Luciano: I think in general, we focus a lot here on the compute cost itself. And it's definitely the biggest chunk of the cost when you run ECS workloads. Of course, when you run ECS workloads, you will have additional cost coming from your logs, your metrics, data transfer, disk I/O, and we can even extend that if you're using databases, probably how you interact with the database, how much data do you store and so on, and the cost of, I don't know whether it's Dynamo or RDS.
So in general, it's very hard to make just cost optimization only looking at the compute itself. So I would suggest to expand a little bit the horizon there and see if there are other opportunities for cost optimization. For instance, maybe you can reduce the retention of logs if you are storing logs indefinitely. You can put a retention time, or if you have some retention time that is very high, maybe you can reduce that and that can give you significant cost saving almost immediately with a very small change.
So I guess the suggestion there is try to look for opportunities to do cost saving, not just outside the realm of ECS itself, but just looking at what else ECS is kind of forcing you to use because you need to run very specific workloads. And there are some other tools that we might want to recommend there just to have other ideas on where there can be opportunities to save cost. One is the Fargate Right Sizing Dashboard, which basically is a tool that you can just deploy in your own account and use as container insights metrics to identify if there is any waste or optimization opportunities.
So we will have the link in the show notes, but again, it's just something you can decide to deploy in your own account and use it as an additional tool to get more visibility. And similarly, there is a tool already in AWS, in AWS Cost Explorer specifically, that is something that can give you a recommendation for right sizing EC2 instances. So something that you can just have a look at if you're using a lot of EC2 instances to back your ECS and just make sure that those instances are actually used well enough.

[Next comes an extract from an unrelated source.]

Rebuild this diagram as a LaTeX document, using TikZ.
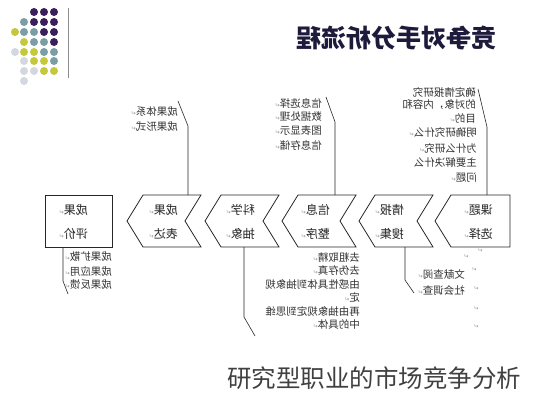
\documentclass[tikz,border=0pt]{standalone}
\usepackage{fontspec}
\newfontfamily\cjk{Noto Sans CJK SC}
\newfontfamily\sym{DejaVu Sans}
\newcommand\rt{{\sym\fontsize{6}{6}\selectfont\color{black!40}↵}}
\newcommand\mir[1]{\reflectbox{#1}}
\definecolor{dpurple}{HTML}{3B1E5C}
\definecolor{dteal}{HTML}{7B9EA6}
\definecolor{dyellow}{HTML}{C5C83A}
\definecolor{dlgray}{HTML}{D3D7E0}
\definecolor{titlecol}{HTML}{1E1A3C}
\tikzset{
 shapebox/.style={draw=black!85, line width=0.8pt, fill=white},
 lbl/.style={font=\cjk\fontsize{12}{12}\selectfont, text=black!85, inner sep=0pt, anchor=east},
 sml/.style={font=\cjk\fontsize{10.5}{10.5}\selectfont, text=black!80, inner sep=0pt, anchor=east},
 lead/.style={draw=black!85, line width=0.6pt},
 dotc/.style={circle, inner sep=0pt, minimum size=8pt},
 pmark/.style={inner sep=0pt},
}
\begin{document}
\begin{tikzpicture}[x=1pt,y=-1pt]
\useasboundingbox (0,0) rectangle (533,400);
% logo
\foreach \xx/\yy/\cc [count=\i] in {34/12/dpurple,44/12/dpurple,54/12/dpurple,
 24/22/dteal,34/22/dpurple,44/22/dpurple,54/22/dpurple,
 15/32/dyellow,24/32/dteal,34/32/dteal,44/32/dpurple,54/32/dpurple,
 24/42/dyellow,34/42/dteal,44/42/dteal,54/42/dpurple,
 15/52/dlgray,24/52/dyellow,34/52/dyellow,44/52/dteal,54/52/dteal,
 24/61/dlgray,34/61/dyellow,44/61/dyellow,54/61/dteal,
 24/71/dlgray,34/71/dlgray,44/71/dyellow,54/71/dyellow,
 24/81/dlgray}
 \node[dotc, fill=\cc] (d\i) at (\xx,\yy) {};
\coordinate (lgA) at (68,8); \coordinate (lgB) at (68,78);
\draw[black!45, line width=0.8pt] (lgA) -- (lgB);
% title
\node[font=\cjk\bfseries\fontsize{25}{25}\selectfont, text=titlecol, inner sep=0pt] (title) at (396,38) {\mir{竞争对手分析流程}};
% caption
\node[font=\cjk\fontsize{24.5}{25}\selectfont, text=black!75, inner sep=0pt] (caption) at (374,378) {研究型职业的市场竞争分析};
% boxes
\draw[shapebox] (45,195) rectangle (112,247);
\foreach \L in {127,205,282,359}
 \draw[shapebox] (\L,221) -- (\L+16,195) -- (\L+74,195) -- (\L+58,221) -- (\L+74,247) -- (\L+16,247) -- cycle;
\draw[shapebox] (435,221) -- (451,195) -- (510,195) -- (510,247) -- (451,247) -- cycle;
% box texts
\node[lbl] (r1) at (88,210) {\mir{成果\rt}};
\node[lbl] (r2) at (88,234) {\mir{评价\rt}};
\node[lbl] (a1) at (178,210) {\mir{成果\rt}};
\node[lbl] (a2) at (178,234) {\mir{表达\rt}};
\node[lbl] (b1) at (255,210) {\mir{科学\rt}};
\node[lbl] (b2) at (255,234) {\mir{抽象\rt}};
\node[lbl] (c1) at (330,210) {\mir{信息\rt}};
\node[lbl] (c2) at (330,234) {\mir{整序\rt}};
\node[lbl] (e1) at (404,210) {\mir{情报\rt}};
\node[lbl] (e2) at (404,234) {\mir{搜集\rt}};
\node[lbl] (f1) at (493,210) {\mir{课题\rt}};
\node[lbl] (f2) at (493,234) {\mir{选择\rt}};
% upper-left callout
\node[sml] (ua1) at (178,112) {\mir{成果体系\rt}};
\node[sml] (ua2) at (178,127) {\mir{成果形式\rt}};
\coordinate (ua0) at (188,195); \coordinate (uab) at (188,126); \coordinate (uat) at (178,101);
\draw[lead] (ua0) -- (uab) -- (uat);
% upper-middle callout
\node[sml] (uc1) at (322,103) {\mir{信息选择\rt}};
\node[sml] (uc2) at (322,117) {\mir{数据处理\rt}};
\node[sml] (uc3) at (322,131) {\mir{图表显示\rt}};
\node[sml] (uc4) at (322,145) {\mir{信息存储\rt}};
\coordinate (uc0) at (335,195); \coordinate (ucb) at (335,122); \coordinate (uct) at (326,97);
\draw[lead] (uc0) -- (ucb) -- (uct);
% upper-right callout
\node[sml] (uf1) at (476,92) {\mir{确定情报研究}};
\node[sml] (uf2) at (476,105) {\mir{的对象，内容和}};
\node[sml] (uf3) at (476,118) {\mir{目的\rt}};
\node[sml] (uf4) at (477,133) {\mir{明确研究什么\rt}};
\node[sml] (uf5) at (477,148) {\mir{为什么研究\rt}};
\node[sml] (uf6) at (477,163) {\mir{主要解决什么}};
\node[sml] (uf7) at (477,178) {\mir{问题\rt}};
\coordinate (uf0) at (487,195); \coordinate (ufb) at (487,127); \coordinate (uft) at (478,89);
\draw[lead] (uf0) -- (ufb) -- (uft);
% lower-left callout
\node[sml] (lr1) at (112,257) {\mir{成果扩散\rt}};
\node[sml] (lr2) at (112,271) {\mir{成果应用\rt}};
\node[sml] (lr3) at (112,285) {\mir{成果反馈\rt}};
\coordinate (lr0) at (63,247); \coordinate (lrb) at (63,281); \coordinate (lrt) at (68,294);
\draw[lead] (lr0) -- (lrb) -- (lrt);
% lower-middle callout
\node[sml] (lb1) at (360,257) {\mir{去粗取精\rt}};
\node[sml] (lb2) at (360,270) {\mir{去伪存真\rt}};
\node[sml] (lb3) at (360,284) {\mir{由感性具体到抽象规}};
\node[sml] (lb4) at (360,297) {\mir{定\rt}};
\node[sml] (lb5) at (360,311) {\mir{再由抽象规定到思维}};
\node[sml] (lb6) at (360,324) {\mir{中的具体\rt}};
\coordinate (lb0) at (244,247); \coordinate (lbb) at (244,317); \coordinate (lbt) at (255,336);
\draw[lead] (lb0) -- (lbb) -- (lbt);
% lower-right callout
\node[sml] (le1) at (465,274) {\mir{文献查阅\rt}};
\node[sml] (le2) at (465,290) {\mir{社会调查\rt}};
\coordinate (le0) at (405,247); \coordinate (leb) at (405,280); \coordinate (let) at (414,293);
\draw[lead] (le0) -- (leb) -- (let);
% stray paragraph marks
\foreach \xx/\yy [count=\i] in {480/251,466/257,474/270,476/289,476/309,476/327}
 \node[pmark] (pm\i) at (\xx,\yy) {\mir{\rt}};
\end{tikzpicture}
\end{document}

Maybe you can just get away with a smaller instance or just a different kind of instance. So that's everything we have for today. And because this is a very big topic and I think cost optimization, as you say, is a little bit nebulous. It's a little bit of an art. We would be really curious to know if you have other tricks that you learned along the way. Please share them with us and we'll be sure to share them on Twitter, on YouTube or in a next future episode. And this is definitely a topic where you never learn enough. You always need to discover something new. So I think it's very, very important that as a community, we keep sharing what we learn so we can all learn from each other. So thank you very much for being with us today. I hope you found this informative and we look forward to seeing you in the next episode. Bye.